Solid state relay (SSR) do not contain any mechanical contacts and are mostly of electronic parts. Thus, SSR have a wide range of features that mechanical relays do not have. The most significant feature of SSR is that they do not employ switching contacts that will wear out physically.
Solid state relay (SSR) are widely suitable in many ranges of applications due to below special characteristics:
- SSR provide high-speed, high-frequency switching operations.
- SSR have no contact failures
- SSR generate minimum noise
- SSR have no operation noise
Control of Solid State Relay
ON/OFF control is a form of control where a heater is turned ON or OFF by turning an SSR ON or OFF in response to voltage output signals from a Temperature Controller.

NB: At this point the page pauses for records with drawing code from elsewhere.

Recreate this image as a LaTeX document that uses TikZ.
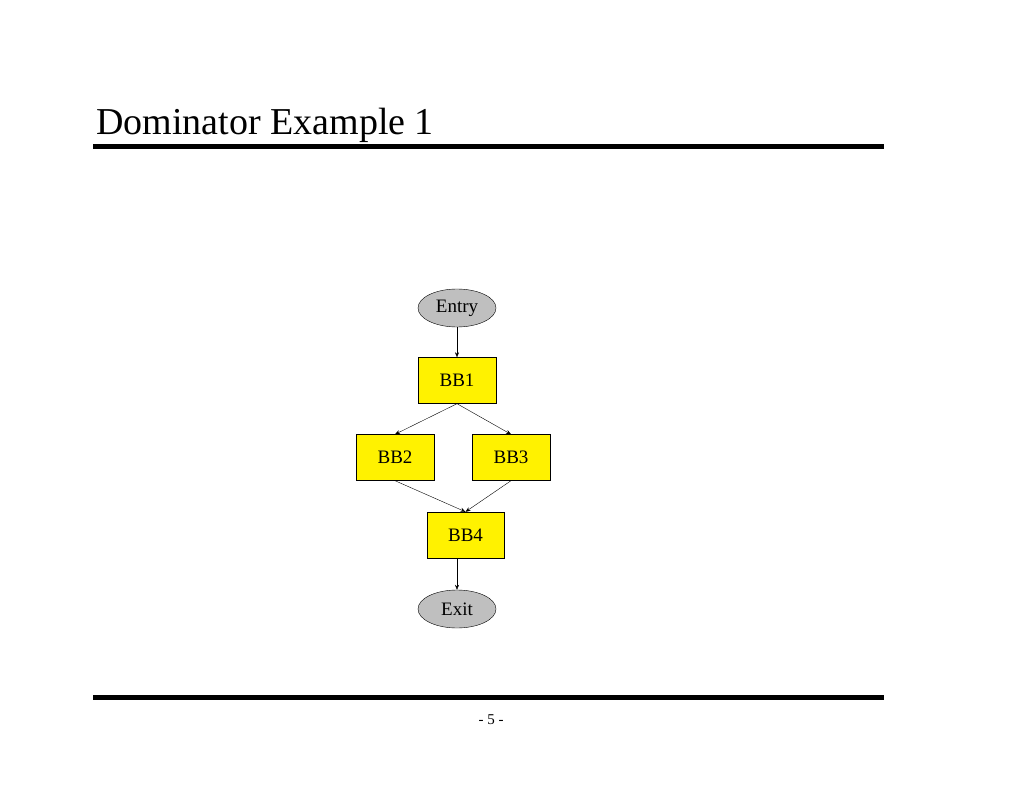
\documentclass[tikz,border=0pt]{standalone}
\usepackage{fontspec}
\setmainfont{Liberation Serif}
\usetikzlibrary{shapes.geometric,arrows.meta}
\begin{document}
\begin{tikzpicture}[x=1pt,y=-1pt,
 bb/.style={draw,fill=yellow,minimum width=78pt,minimum height=46pt,font=\fontsize{19}{22}\selectfont,inner sep=0pt},
 ov/.style={draw,ellipse,fill=black!25,minimum width=78pt,minimum height=38pt,font=\fontsize{19}{22}\selectfont,inner sep=0pt},
 ar/.style={-{Stealth[length=5pt,width=4pt]}}]
\useasboundingbox (0,0) rectangle (1024,791);
\node[anchor=base west,font=\fontsize{38}{44}\selectfont,inner sep=0pt] (title) at (96,135) {Dominator Example 1};
\draw[line width=5pt] (93,147) -- (884,147);
\draw[line width=5pt] (93,697) -- (884,697);
\node[font=\fontsize{15}{18}\selectfont] (pg) at (491,720) {- 5 -};
\node[ov] (entry) at (457,308) {Entry};
\node[bb] (bb1) at (457,380.5) {BB1};
\node[bb] (bb2) at (395,457.5) {BB2};
\node[bb] (bb3) at (511,457.5) {BB3};
\node[bb,minimum width=77pt] (bb4) at (465.5,535) {BB4};
\node[ov] (exit) at (457,609) {Exit};
\draw[ar] (entry) -- (entry.south |- bb1.north);
\draw[ar] (bb1.south) -- (bb2.north);
\draw[ar] (bb1.south) -- (bb3.north);
\draw[ar] (bb2.south) -- (bb4.north);
\draw[ar] (bb3.south) -- (bb4.north);
\draw[ar] (bb4.south -| exit.north) -- (exit.north);
\end{tikzpicture}
\end{document}
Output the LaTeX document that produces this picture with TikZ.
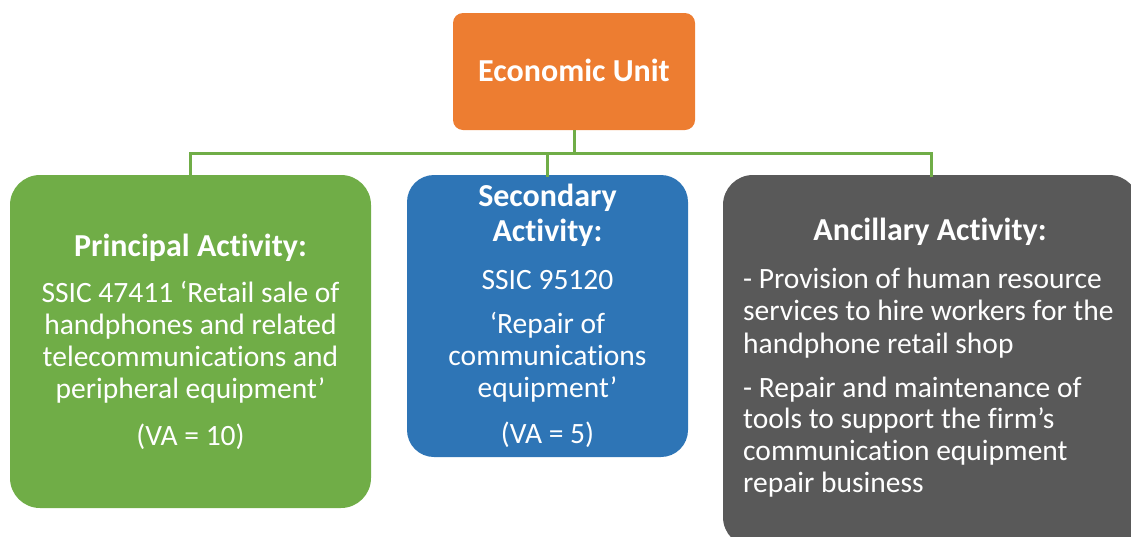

The same kind of control is also possible with an electromagnetic relay but if control where the heater is turned ON and OFF at intervals of a few seconds over a period of several years, then a SSR must be used.
With cycle control (SSR modelG32A-EA), output voltage is turned ON/OFF at a fixed interval of 0.2 s. Control is performed in response to current output from a Temperature Controller in the range 4 to 20 mA.
Optimum Cycle Control
The basic principle used for optimum cycle control is zero cross control, which determines the ON/OFF status each half cycle. A waveform that accurately matches the average output time is output. The accuracy of the zero cross function is the same as for conventionally zero cross control.
With conventional zero cross control, however, the output remains ON continuously for a specific period of time, whereas with optimum cycle control, the ON/OFF status is determined each cycle to improve output accuracy.